The city today launched new signal timings for the 60 intersections on its coordinated signal system. Periodic adjustments are made, particularly as concerns are made by drivers, Niemeyer said, but the new timings are the first full-system overhaul in the computerized system in at least 15 years.
“We look at both corridor and intersection timings and we try to move the cars, vehicles in the most safe and efficient manner,” Niemeyer said. “In doing that our goal is to reduce delay, reduce congestion, reduce the times you have to start and stop but also improve the posted speed. If it’s posted 25 mph, 35 mph we want you to be able to drive that speed and avoid those things that make you come to a stop.”

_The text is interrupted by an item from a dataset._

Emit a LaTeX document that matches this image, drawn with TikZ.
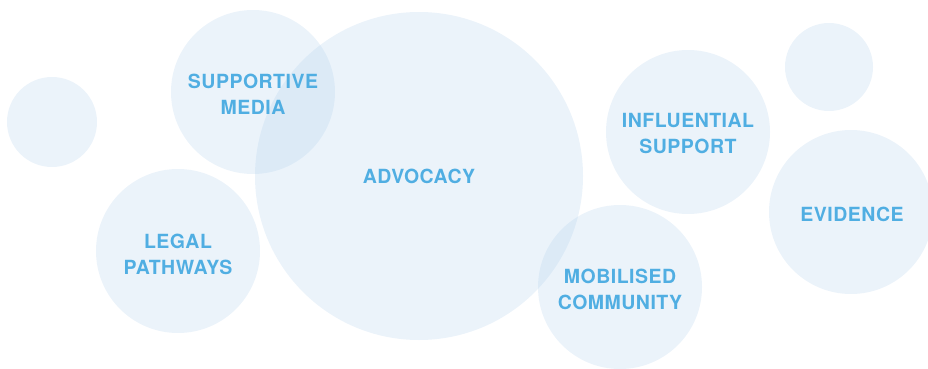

The timings are based on extensive study and analysis of the traffic patterns and when traffic is the heaviest. The traffic signals will be coordinated together in a specific direction based on those patterns; however, there are limitations in Lima’s system that make it impossible to coordinate in both directions, Niemeyer said.
“With traffic signals, typically you need between 1,500 and 2,000 feet between signalized intersections to coordinate in both directions,” he said. “In the dense grid like we have here in downtown Lima we can only coordinate in one direction. We try to coordinate most of the time in the direction the higher volume of traffic will be flowing.”
The traffic signal coordination is part of a five-phase traffic study the city is in the midst of implementing, Niemeyer said. The first phase, the conversion of Spring and Elm streets to two-way traffic in the downtown, as well as another update to West Elm Street between South Cable Road and South Woodlawn Avenue is complete.
Niemeyer said the final project to be completed, the West Elm Street reconstruction between South Cable Road and South Woodlawn Avenue opened to traffic earlier this week and cost $1.55 million
Next year’s project, along portions of Elizabeth and West streets, does not include any two-way conversions but will focus instead on new curbs, sidewalks, a new driving surface, reverse angle parking and a bike lane, Niemeyer said.